There are no streaming perks or any extras that broadly appeal to most mainstream customers. Instead, you get all the same benefits as the Premium tier, but with a few changes, like 250GB of hotspot access and 20GB of monthly global data for international travel. Beyond this, the only other major changes are the addition of their higher-priority Turbo tier, as well as one free smartwatch plan and one free tablet plan per Elite line.
We have to admit the smartwatch/tablet perk is one of the better offers in this plan if you’re a family with a lot of cellular tablets and smartwatches.
For most customers, Elite probably doesn’t have enough extra value to be worth the upgrade from the already high-end Premium tier. Still, if you use a lot of hotspot access, tablet, and watch lines, and need international access? This could actually be a cheaper plan for a small subset of users. Ultimately, Elite isn’t as mainstream as the other three major plans, but that doesn’t mean it couldn’t be a good option for a small minority.
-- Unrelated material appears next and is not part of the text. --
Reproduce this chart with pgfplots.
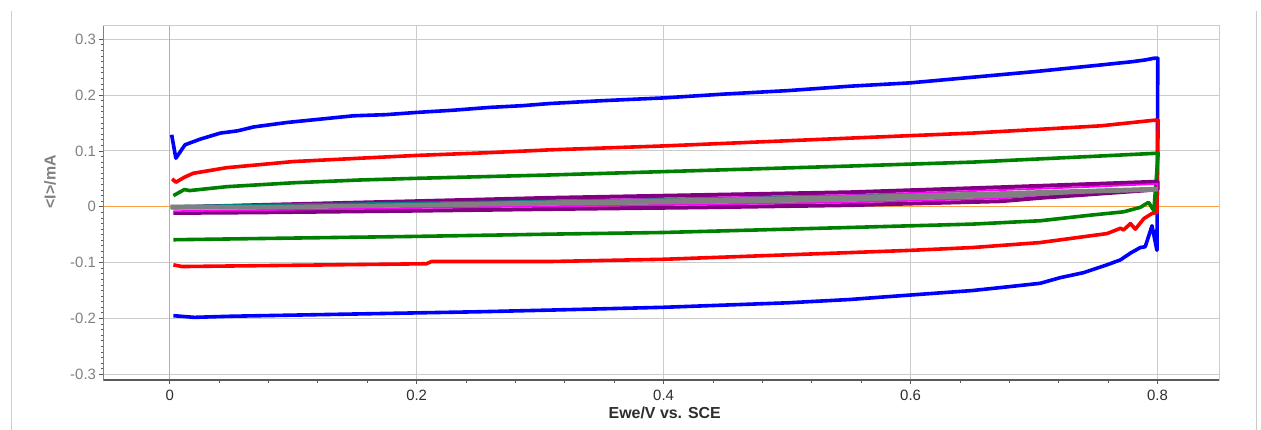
\documentclass[border=0pt]{standalone}
\usepackage{fontspec}
\setmainfont{Liberation Sans}
\usepackage{pgfplots}
\pgfplotsset{compat=1.18}
\definecolor{gridc}{RGB}{204,204,204}
\definecolor{axdark}{RGB}{90,90,90}
\definecolor{orangeln}{RGB}{247,160,70}
\definecolor{ylab}{RGB}{128,128,128}
\definecolor{xlab}{RGB}{45,45,45}
\definecolor{cvblue}{RGB}{0,0,255}
\definecolor{cvred}{RGB}{255,0,0}
\definecolor{cvgreen}{RGB}{0,128,0}
\definecolor{cvpurple}{RGB}{128,0,128}
\definecolor{cvmag}{RGB}{255,0,255}
\definecolor{cvteal}{RGB}{0,128,128}
\definecolor{cvgray}{RGB}{128,128,128}
\begin{document}
\begin{tikzpicture}
\path[use as bounding box] (-103.5bp,-50bp) rectangle (1157.5bp,380bp);
\draw[gridc, line width=1bp] (-91.5bp,-50bp) -- (-91.5bp,369bp);
\draw[gridc, line width=1bp] (1153.2bp,-50bp) -- (1153.2bp,369bp);
\begin{axis}[
  at={(0,0)}, anchor=south west,
  scale only axis, width=1115.8bp, height=354bp,
  xmin=-0.0536, xmax=0.850, ymin=-0.3102, ymax=0.3238,
  xtick={0,0.2,0.4,0.6,0.8}, ytick={-0.3,-0.2,-0.1,0,0.1,0.2,0.3},
  minor x tick num=4, minor y tick num=9,
  xtick pos=bottom, ytick pos=left,
  tick align=outside,
  major tick length=4bp, minor tick length=2.5bp,
  every tick/.style={axdark, line width=0.8bp},
  grid=major, major grid style={gridc, line width=1bp},
  axis line style={gridc, line width=1bp},
  /pgf/number format/assume math mode=true,
  /pgf/number format/fixed,
  xticklabel style={font=\fontsize{15}{15}\selectfont, text=xlab, yshift=-3bp},
  yticklabel style={font=\fontsize{15}{15}\selectfont, text=ylab},
  xlabel={Ewe/V vs. SCE}, ylabel={<I>/mA},
  xlabel style={font=\bfseries\fontsize{16}{16}\selectfont, text=xlab, at={(axis description cs:0.503,-0.094)}, anchor=center},
  ylabel style={font=\bfseries\fontsize{16}{16}\selectfont, text=ylab, at={(axis description cs:-0.048,0.56)}, anchor=center},
  extra x ticks={0}, extra y ticks={0}, extra x tick labels={}, extra y tick labels={},
  extra tick style={major grid style={orangeln, line width=1.2bp}, major tick length=0pt},
  no markers, line join=round,
]
% blue
\addplot[cvblue, line width=3.6bp] coordinates {
(0.0016,0.129) (0.005,0.087) (0.0124,0.111) (0.0245,0.121) (0.041,0.132) (0.055,0.136) (0.068,0.143) (0.095,0.151)
(0.122,0.157) (0.149,0.163) (0.175,0.165) (0.2,0.169) (0.23,0.173) (0.259,0.178) (0.285,0.181) (0.308,0.185) (0.35,0.190) (0.40,0.195)
(0.45,0.202) (0.50,0.208) (0.551,0.216) (0.60,0.222) (0.65,0.232) (0.70,0.242) (0.754,0.254)
(0.78,0.260) (0.790,0.263) (0.797,0.266) (0.8002,0.266)
(0.7995,-0.078) (0.7955,-0.034) (0.790,-0.0715) (0.786,-0.073) (0.778,-0.083) (0.770,-0.095)
(0.759,-0.104) (0.740,-0.118) (0.721,-0.127) (0.705,-0.137) (0.68,-0.143) (0.65,-0.150) (0.625,-0.154) (0.60,-0.158)
(0.575,-0.162) (0.551,-0.166) (0.50,-0.172) (0.45,-0.176) (0.40,-0.180) (0.308,-0.185) (0.25,-0.188)
(0.20,-0.190) (0.15,-0.192) (0.10,-0.194) (0.05,-0.196) (0.02,-0.198) (0.003,-0.195)
};
% red
\addplot[cvred, line width=3.6bp] coordinates {
(0.002,0.050) (0.005,0.044) (0.012,0.053) (0.019,0.060) (0.046,0.070) (0.10,0.081) (0.154,0.087)
(0.20,0.092) (0.259,0.097) (0.308,0.102) (0.40,0.109) (0.551,0.123) (0.65,0.132) (0.754,0.145)
(0.797,0.155) (0.8005,0.155)
(0.7995,-0.010) (0.7955,-0.012) (0.789,-0.021) (0.782,-0.040) (0.778,-0.030) (0.7725,-0.0415)
(0.770,-0.0385) (0.759,-0.048) (0.732,-0.056) (0.705,-0.064) (0.65,-0.073) (0.60,-0.078) (0.551,-0.082)
(0.40,-0.094) (0.308,-0.098) (0.212,-0.098) (0.208,-0.102) (0.13,-0.104) (0.05,-0.106)
(0.01,-0.107) (0.003,-0.104)
};
% green
\addplot[cvgreen, line width=3.6bp] coordinates {
(0.003,0.020) (0.012,0.031) (0.016,0.029) (0.046,0.036) (0.10,0.043) (0.154,0.048) (0.20,0.051)
(0.308,0.057) (0.40,0.063) (0.551,0.073) (0.65,0.080) (0.754,0.091) (0.8005,0.096)
(0.797,-0.007) (0.7927,0.008) (0.786,-0.001) (0.7725,-0.009) (0.7455,-0.015) (0.705,-0.025)
(0.65,-0.031) (0.551,-0.037) (0.40,-0.046) (0.308,-0.049) (0.2,-0.053) (0.1,-0.056) (0.003,-0.059)
};
% purple
\addplot[cvpurple, line width=4bp] coordinates {
(0.003,-0.001) (0.07,0.003) (0.2,0.010) (0.308,0.016) (0.43,0.021) (0.551,0.026) (0.673,0.035)
(0.737,0.040) (0.8,0.045)
(0.8,0.031) (0.737,0.021) (0.705,0.016) (0.673,0.010) (0.551,0.003) (0.43,-0.001) (0.308,-0.004)
(0.2,-0.007) (0.07,-0.010) (0.003,-0.011)
};
% magenta
\addplot[cvmag, line width=1.8bp] coordinates {
(0.003,-0.003) (0.07,-0.001) (0.2,0.005) (0.308,0.011) (0.43,0.016) (0.551,0.021) (0.673,0.030)
(0.737,0.035) (0.8,0.041)
(0.8,0.034) (0.737,0.026) (0.705,0.021) (0.673,0.015) (0.551,0.008) (0.43,0.004) (0.308,0.001)
(0.2,-0.002) (0.07,-0.006) (0.003,-0.008)
};
% teal
\addplot[cvteal, line width=1.5bp] coordinates {
(0.001,0.002) (0.2,0.008) (0.4,0.014) (0.6,0.022) (0.8,0.031)
(0.8,0.030) (0.6,0.018) (0.4,0.010) (0.2,0.003) (0.001,-0.002)
};
% gray
\addplot[cvgray, fill=cvgray, line width=1bp] coordinates {
(0.001,0.003) (0.07,0.002) (0.2,0.006) (0.308,0.0105) (0.43,0.015) (0.551,0.020) (0.673,0.027)
(0.737,0.031) (0.8,0.035)
(0.8,0.028) (0.737,0.024) (0.673,0.017) (0.551,0.010) (0.43,0.006) (0.308,0.003) (0.2,0.000)
(0.07,-0.004) (0.001,-0.004)
} -- cycle;
\draw[axdark, line width=1.5bp] (rel axis cs:0,1) -- (rel axis cs:0,0) -- (rel axis cs:1,0);
\end{axis}
\end{tikzpicture}
\end{document}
Still, it does represent a continued trend we’ve seen from the big carriers: adding perks that are more obscure or niche and selling them as an upgrade to people who don’t necessarily do much homework. They simply see that one plan is billed as the “best” and they’d don’t stop to consider if there’s a better choice. Not surprising, but certainly a sign that the postpaid industry continues to decline in true value as the prepaid world rises to match it.